NEW YORK -- Alarms sounded Tuesday when the New York Yankees announced Gerrit Cole was a late scratch from his start against the Philadelphia Phillies. Cole insisted the decision was not related to an arm injury or any physical ailment. He was just not recovering as expected after his previous start.
Still, a tinge of concern permeated the fanbase for the rest of the week. Cole, after all, didn't make his season debut until mid-June because of an elbow injury, and he is instrumental for the Yankees' championship chances.
Cole soothed worries during his return to the mound Sunday in the Yankees' 4-3 win in 10 innings over the Toronto Blue Jays.
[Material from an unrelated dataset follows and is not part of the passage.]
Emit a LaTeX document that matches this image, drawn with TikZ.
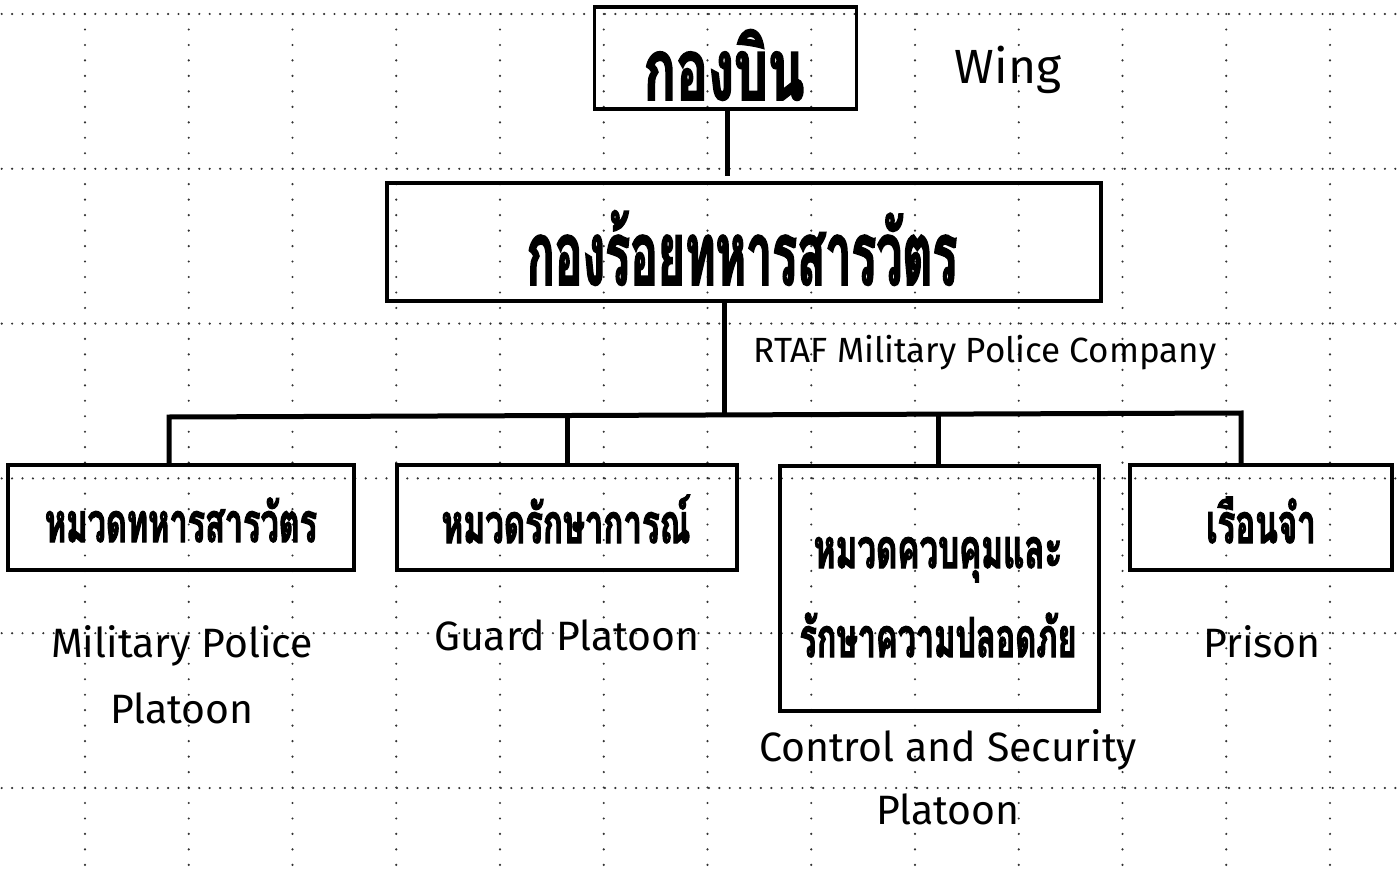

The reigning American League Cy Young Award winner was far from dominant, but he held the Blue Jays to two runs on six hits over 5 innings.
"I'm certainly in a better spot physically than I was the other day," Cole said. "Any player at any time will tell you to take that. It was definitely beneficial to have a few extra days, for sure."
He recorded four strikeouts to zero walks -- his first outing without a walk this season -- and a hit batter. He threw 91 pitches, 60 for strikes. He generated just six swing-and-misses, but induced a season-best 36% chase rate while his fastball velocity averaged a season-best 96.5 mph.
He threw 47 fastballs, 21 curveballs, 14 cutters, 9 sliders and no changeups -- the first time he didn't throw a changeup in a start since July 23, 2020, according to ESPN Stats & Info. Cole said he didn't throw a changeup -- his fifth-best pitch -- because it "didn't really show up" in warmups and he believed he had other better options to navigate the Blue Jays' lineup.
"I was in a good position to make pitches all day," Cole said. "And then I kind of started to gain some momentum and steam as the game started rolling. So, you know, those are good markers for that area."
The early returns were not promising. Toronto collected six hard-hit balls in the first three innings. They converted the loud contact into two runs in the second inning. Cole needed 54 pitches to record nine outs.
But Cole eventually settled into a rhythm in his first start in 11 days, retiring eight of the final nine batters he faced before Yankees manager Aaron Boone replaced him with Luke Weaver with the bases empty and two outs in the sixth inning. The performance lowered Cole's ERA from 5.40 to 5.09 across 40 innings in eight starts.
"I think it starts with his fastball," Boone said. "They did a good job. They had some solid contact on his fastball. But I thought all day long he had a good fastball, good profile of it. And I thought he got really settled in as he went."
Before the game, Boone said he would be more conservative than usual with Cole's usage. In the end, Cole's 91 pitches were a slight dropoff from the 100-plus-pitch workloads in his previous three outings. If all proceeds as scheduled, he'll next take the mound Saturday against the Texas Rangers on five days' rest.
"I think he tired a little bit there at the end," Boone said. "And I wasn't going to go more than 90, maybe 95 pitches anyway. But he finished real strong."